**Listed records**
+++++
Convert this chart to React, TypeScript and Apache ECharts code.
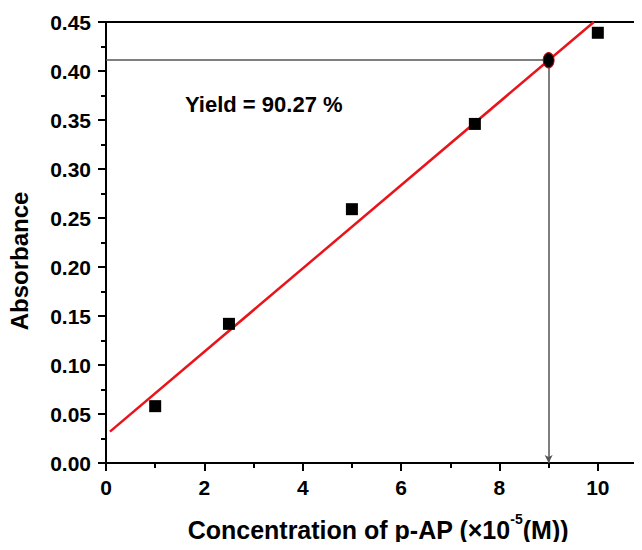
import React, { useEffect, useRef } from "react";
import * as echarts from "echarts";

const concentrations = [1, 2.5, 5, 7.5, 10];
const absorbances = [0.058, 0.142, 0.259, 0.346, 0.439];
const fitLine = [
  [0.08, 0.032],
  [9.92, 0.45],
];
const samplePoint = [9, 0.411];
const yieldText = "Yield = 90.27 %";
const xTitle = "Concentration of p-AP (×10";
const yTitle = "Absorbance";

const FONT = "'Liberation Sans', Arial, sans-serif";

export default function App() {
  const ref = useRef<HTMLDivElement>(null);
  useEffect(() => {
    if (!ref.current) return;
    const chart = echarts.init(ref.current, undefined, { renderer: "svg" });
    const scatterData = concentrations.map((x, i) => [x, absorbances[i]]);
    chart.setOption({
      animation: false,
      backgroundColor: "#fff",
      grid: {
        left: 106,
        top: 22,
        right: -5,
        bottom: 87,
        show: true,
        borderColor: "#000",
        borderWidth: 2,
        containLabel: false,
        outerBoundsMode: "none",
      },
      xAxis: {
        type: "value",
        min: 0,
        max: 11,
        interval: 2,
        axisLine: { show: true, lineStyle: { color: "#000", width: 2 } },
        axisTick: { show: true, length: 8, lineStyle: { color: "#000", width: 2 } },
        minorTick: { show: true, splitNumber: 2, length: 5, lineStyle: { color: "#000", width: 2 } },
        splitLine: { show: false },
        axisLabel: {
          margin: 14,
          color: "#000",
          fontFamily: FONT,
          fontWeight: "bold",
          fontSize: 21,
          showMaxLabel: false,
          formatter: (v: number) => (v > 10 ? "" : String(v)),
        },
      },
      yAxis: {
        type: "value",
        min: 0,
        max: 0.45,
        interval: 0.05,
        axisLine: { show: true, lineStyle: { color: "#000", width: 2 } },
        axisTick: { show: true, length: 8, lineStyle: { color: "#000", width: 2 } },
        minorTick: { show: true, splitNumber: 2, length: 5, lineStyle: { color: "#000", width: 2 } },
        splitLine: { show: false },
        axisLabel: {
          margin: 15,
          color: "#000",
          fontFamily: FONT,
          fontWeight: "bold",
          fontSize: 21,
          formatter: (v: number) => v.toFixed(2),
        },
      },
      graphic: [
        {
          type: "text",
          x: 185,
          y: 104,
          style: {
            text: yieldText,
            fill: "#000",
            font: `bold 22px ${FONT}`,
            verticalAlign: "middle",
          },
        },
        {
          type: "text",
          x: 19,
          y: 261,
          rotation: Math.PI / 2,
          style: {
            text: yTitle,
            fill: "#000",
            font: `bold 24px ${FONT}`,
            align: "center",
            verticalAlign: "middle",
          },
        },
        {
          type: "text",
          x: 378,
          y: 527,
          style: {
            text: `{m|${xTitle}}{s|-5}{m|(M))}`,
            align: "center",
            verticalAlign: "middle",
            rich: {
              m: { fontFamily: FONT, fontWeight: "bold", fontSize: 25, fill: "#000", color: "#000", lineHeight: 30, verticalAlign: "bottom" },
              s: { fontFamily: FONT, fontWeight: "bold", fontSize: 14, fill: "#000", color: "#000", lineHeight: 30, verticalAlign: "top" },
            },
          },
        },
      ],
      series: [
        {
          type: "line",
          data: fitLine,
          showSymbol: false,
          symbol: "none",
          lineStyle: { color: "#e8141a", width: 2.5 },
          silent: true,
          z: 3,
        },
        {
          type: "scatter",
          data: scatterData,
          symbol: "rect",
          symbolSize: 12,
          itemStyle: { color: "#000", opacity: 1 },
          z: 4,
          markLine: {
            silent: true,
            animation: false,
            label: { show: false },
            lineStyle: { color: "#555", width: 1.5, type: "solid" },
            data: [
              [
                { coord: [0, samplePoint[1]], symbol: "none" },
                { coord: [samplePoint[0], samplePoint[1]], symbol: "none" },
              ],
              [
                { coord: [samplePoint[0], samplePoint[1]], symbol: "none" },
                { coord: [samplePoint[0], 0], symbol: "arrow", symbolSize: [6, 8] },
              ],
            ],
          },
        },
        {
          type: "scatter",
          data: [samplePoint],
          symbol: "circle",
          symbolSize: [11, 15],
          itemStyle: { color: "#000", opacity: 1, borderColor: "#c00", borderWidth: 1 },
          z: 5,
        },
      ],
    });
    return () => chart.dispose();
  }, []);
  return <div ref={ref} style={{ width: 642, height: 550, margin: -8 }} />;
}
+++++
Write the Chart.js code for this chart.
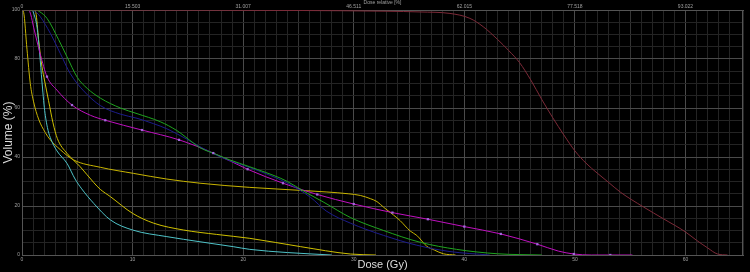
+++++
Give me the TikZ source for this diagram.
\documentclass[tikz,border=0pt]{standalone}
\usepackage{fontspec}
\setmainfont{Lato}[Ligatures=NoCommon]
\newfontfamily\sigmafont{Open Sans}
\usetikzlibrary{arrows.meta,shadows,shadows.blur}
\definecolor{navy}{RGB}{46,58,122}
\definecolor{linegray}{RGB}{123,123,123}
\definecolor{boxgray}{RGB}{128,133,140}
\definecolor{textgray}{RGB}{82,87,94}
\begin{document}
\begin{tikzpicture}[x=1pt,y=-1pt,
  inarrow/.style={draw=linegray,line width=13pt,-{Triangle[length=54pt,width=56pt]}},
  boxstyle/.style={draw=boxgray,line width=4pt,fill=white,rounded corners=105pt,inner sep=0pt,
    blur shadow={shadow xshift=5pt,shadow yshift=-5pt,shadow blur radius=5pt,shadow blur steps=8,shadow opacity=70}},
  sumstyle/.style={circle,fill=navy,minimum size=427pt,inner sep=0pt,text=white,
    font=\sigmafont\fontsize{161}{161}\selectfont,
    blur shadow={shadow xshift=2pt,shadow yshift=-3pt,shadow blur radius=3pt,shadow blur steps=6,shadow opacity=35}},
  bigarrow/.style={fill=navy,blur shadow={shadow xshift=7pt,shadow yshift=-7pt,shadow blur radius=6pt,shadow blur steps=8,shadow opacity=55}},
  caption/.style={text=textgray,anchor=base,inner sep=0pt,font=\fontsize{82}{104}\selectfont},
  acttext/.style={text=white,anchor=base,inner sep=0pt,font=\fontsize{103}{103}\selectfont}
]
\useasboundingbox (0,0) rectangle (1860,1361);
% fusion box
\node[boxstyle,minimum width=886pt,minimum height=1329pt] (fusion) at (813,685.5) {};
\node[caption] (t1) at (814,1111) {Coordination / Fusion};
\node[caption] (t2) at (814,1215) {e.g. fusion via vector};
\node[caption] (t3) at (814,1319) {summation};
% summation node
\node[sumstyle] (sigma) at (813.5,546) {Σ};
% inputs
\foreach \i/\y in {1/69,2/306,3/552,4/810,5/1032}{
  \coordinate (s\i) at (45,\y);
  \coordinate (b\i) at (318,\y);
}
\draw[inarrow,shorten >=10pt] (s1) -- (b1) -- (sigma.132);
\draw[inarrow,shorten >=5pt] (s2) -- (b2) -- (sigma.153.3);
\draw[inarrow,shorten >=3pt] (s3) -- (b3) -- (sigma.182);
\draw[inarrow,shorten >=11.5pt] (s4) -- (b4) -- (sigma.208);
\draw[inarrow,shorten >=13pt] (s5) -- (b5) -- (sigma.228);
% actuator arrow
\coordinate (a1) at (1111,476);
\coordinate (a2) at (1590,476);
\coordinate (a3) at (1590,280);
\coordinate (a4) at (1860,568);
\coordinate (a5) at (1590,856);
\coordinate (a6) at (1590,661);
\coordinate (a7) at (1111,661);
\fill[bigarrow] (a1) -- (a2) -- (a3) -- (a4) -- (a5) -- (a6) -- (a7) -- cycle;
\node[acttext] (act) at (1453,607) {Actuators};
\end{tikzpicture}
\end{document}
+++++
**What the task asks**
Reproduce, word for word, only the lines in the records above from the line with "Convert this chart" through the line with "import * as", including both ends; omit the pictures.

**Complete answer**
Convert this chart to React, TypeScript and Apache ECharts code.
import React, { useEffect, useRef } from "react";
import * as echarts from "echarts";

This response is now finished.